Go with the Flow: What to Consider When Designing Your Home’s Layout…
The quality of your experience living in a home has far more to do with the way it’s laid out than with its size. Think about it: It doesn’t matter how enormous your living room is if you bang your shins on the coffee table every time you try to get to the TV.
“Circulation” is how architects refer to the flow of a building and how people interact with it. Whether you are moving horizontally via entrances, hallways, and corridors or vertically, via stairs, sticking to sound design principles will make living in your home far easier and more enjoyable.
General Rules for Good Flow
Before you make any firm decisions about the design of your new home or extension, you need to consider both the position of rooms and their relationship to each other. Think about the following:
Future-proof your home: Minimise the need for retrofits to meet your needs in later life, or to cater for future inhabitants with small children or mobility aids. This means level surfaces, downstairs bathrooms, and wheelchair-friendly doors.
Position rooms wisely: Keep bedrooms as far from possible from places where you entertain. Keep kitchens close to dining and living areas. Don’t put bathrooms next to dining rooms or living rooms.
Focus on good furniture placement: Ensure furniture does not prevent people from moving easily around a space.
Think about lighting: Lighting is a key element for defining spaces. Safe navigation is the primary consideration for circulation areas, and the positioning of switches and controls should support this movement—switches at each end of a flight of stairs or a hallway, for example.
Apportion space logically: Where are the most people likely to gather at any one time? Will they have room to move? What furniture will they require? Consider these questions before you decide the relative size of your spaces.
Consider your lifestyle: Do you work from home? Your work space will need adequate light. Is entertaining important? Navigating between the kitchen and living/dining areas needs to be easy.
Entrances & Hallways
Hallways and corridors are where good flow really shines. Harmony is key in your hallway. Use similar colours and textures to maintain a sense of continuity and provide direction in your entrance hall. Avoid clutter by planning storage solutions for things like sports kit, shoes, and school bags. The space under your stairs offers great opportunities for maintaining the flow in your hall. Make sure any furniture in this area is sleekly designed and fully utilised. You can enhance the sense of flow by starting from the outside, with an attractive canopy or porch that complements the design theme of your hallway.

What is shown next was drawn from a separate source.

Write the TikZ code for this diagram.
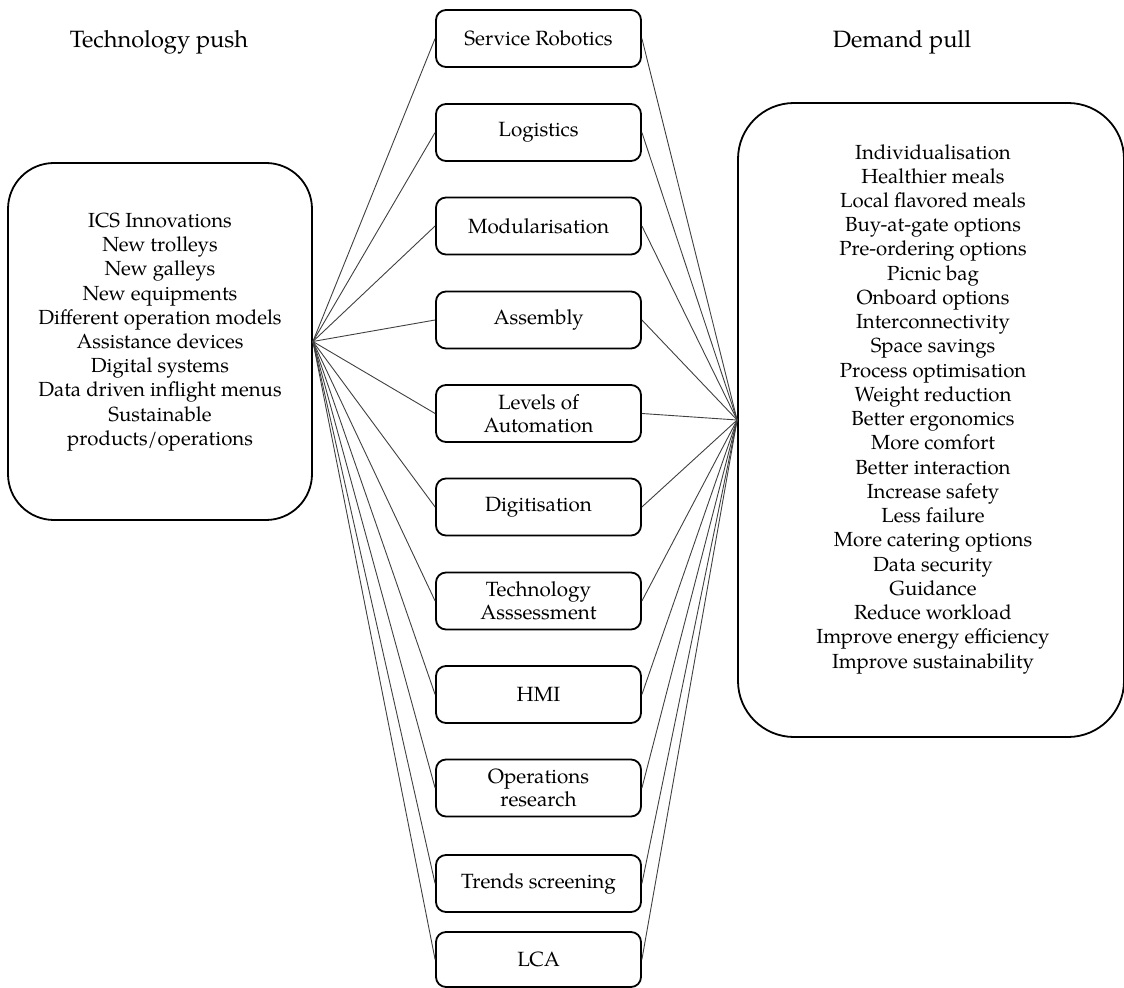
\documentclass[tikz,border=0pt]{standalone}
\usepackage{fontspec}
\setmainfont{TeX Gyre Pagella}
\begin{document}
\begin{tikzpicture}[x=0.5pt,y=-0.5pt,
  topic/.style={draw, line width=0.9pt, rounded corners=5pt,
    minimum width=102.5pt, minimum height=28.5pt, align=center,
    font=\fontsize{10.3}{11.6}\selectfont, inner sep=0pt},
  group/.style={draw, line width=0.9pt, inner sep=0pt},
  listtext/.style={align=center, font=\fontsize{10.2}{12.12}\selectfont, inner sep=0pt},
  link/.style={draw=black!75, line width=0.45pt},
  heading/.style={font=\fontsize{11.8}{14}\selectfont, inner sep=0pt}]
\useasboundingbox (0,0) rectangle (1124,988);

% headings
\node[heading] (hpush) at (159,42) {Technology push};
\node[heading] (hpull) at (902,42) {Demand pull};

% technology push group
\node[group, rounded corners=23pt, minimum width=152pt, minimum height=178.5pt] (push) at (160,341.5) {};
\node[listtext] (pushtext) at (160,332) {ICS Innovations\\New trolleys\\New galleys\\New equipments\\Different operation models\\Assistance devices\\Digital systems\\Data driven inflight menus\\Sustainable\\products/operations};

% demand pull group
\node[group, rounded corners=28pt, minimum width=193pt, minimum height=317pt] (pull) at (931,420) {};
\node[listtext] (pulltext) at (933,409) {Individualisation\\Healthier meals\\Local flavored meals\\Buy-at-gate options\\Pre-ordering options\\Picnic bag\\Onboard options\\Interconnectivity\\Space savings\\Process optimisation\\Weight reduction\\Better ergonomics\\More comfort\\Better interaction\\Increase safety\\Less failure\\More catering options\\Data security\\Guidance\\Reduce workload\\Improve energy efficiency\\Improve sustainability};

% research topics
\node[topic] (t1) at (538.5,38.5) {Service Robotics};
\node[topic] (t2) at (538.5,132.5) {Logistics};
\node[topic] (t3) at (538.5,226) {Modularisation};
\node[topic] (t4) at (538.5,320) {Assembly};
\node[topic] (t5) at (538.5,413.5) {Levels of\\Automation};
\node[topic] (t6) at (538.5,507) {Digitisation};
\node[topic] (t7) at (538.5,601) {Technology\\Asssessment};
\node[topic] (t8) at (538.5,694.5) {HMI};
\node[topic] (t9) at (538.5,788) {Operations\\research};
\node[topic] (t10) at (538.5,883.5) {Trends screening};
\node[topic, minimum height=27.5pt] (t11) at (538.5,959.5) {LCA};

% connectors
\foreach \t in {t1,t2,t3,t4,t5,t6,t7,t8,t9,t10,t11} {
  \draw[link] (push.east) -- (\t.west);
  \draw[link] (\t.east) -- (pull.west);
}
\end{tikzpicture}
\end{document}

Tip: A glazed door at the end of a corridor gives a sense of the space beyond.
Bedrooms
Even if your bedroom is small, don’t push the bed against the wall. You should try to ensure that your bed has a minimum of 24 inches (60cm) around it and that it is at least 36 inches (90cm) away from the door. That is the minimum required to get in and out of bed easily.
As with all rooms, try to minimise the need to change direction when accessing different areas of your bedroom.
Bathrooms
Your bathroom is unlikely to be your biggest room, but there are plenty of tricks for creating a more efficient flow even in the tightest of spaces. You may just need to use pocket doors (which slide into a compartment in the wall) instead of swing doors and install folding doors on cabinets. If you only have enough room to fit a small tub and a toilet, use thin glass panels instead of shower doors.
Kitchens
If you plan to have an island in your kitchen, it should be your focus when planning the flow of the room. Not only is it an invaluable work and storage space, it also requires at least 42 inches (105cm) of space around it for ease of movement. Make sure that your island seating does not obstruct your dining table (and vice versa) and can be used simultaneously if necessary.
Living Room
The first impression you get from a living room with good flow should be how free of clutter it is. Your living room should have a walk space of at least three feet (90cm) wide, to ensure that people are unlikely to collide with furniture and other items when moving around it.
Keep furniture from touching walls. A couch, for example, should be at least a foot (30cm) away from the wall, to make it more appealing. If your living room is small, consider a round coffee table to allow for easy movement without taking up too much of your available space. Remember any drawers or doors on furniture will also need space for opening.
Another feature you need to consider is your living-room rug. Position it so that the legs of any furniture you place on it are completely on it. This prevents wobbling. You should also make sure that rug corners do not encroach on walkways.
Dining Room
The focus here is on the dining area, naturally enough, so keep adequate circulation space around the dining table (36’ inches/90cm) between the chairs and the wall, and (48 inches/120 cm between the table and the main doorway). This means that people can join and leave the table without disturbing others sitting there. Ideally, every diner should have at least 24 inches (60cm) of dining space. This kind of spacing is not always possible, however, so the solution might be to choose smaller dining furniture and omit any items that don’t work hard for the room they take up.
Ultimately, the less obstructed your home is, the more comfortable you will feel in it. You may not be conscious of it all the time, but barriers to using your home in a natural way (such as having squeeze past furniture just to use your dining table) take away from the feelings of well-being you should have in your home. Getting rid of clutter and creating a natural, easy flow in your home are crucial to encouraging a positive atmosphere for everyone who uses it.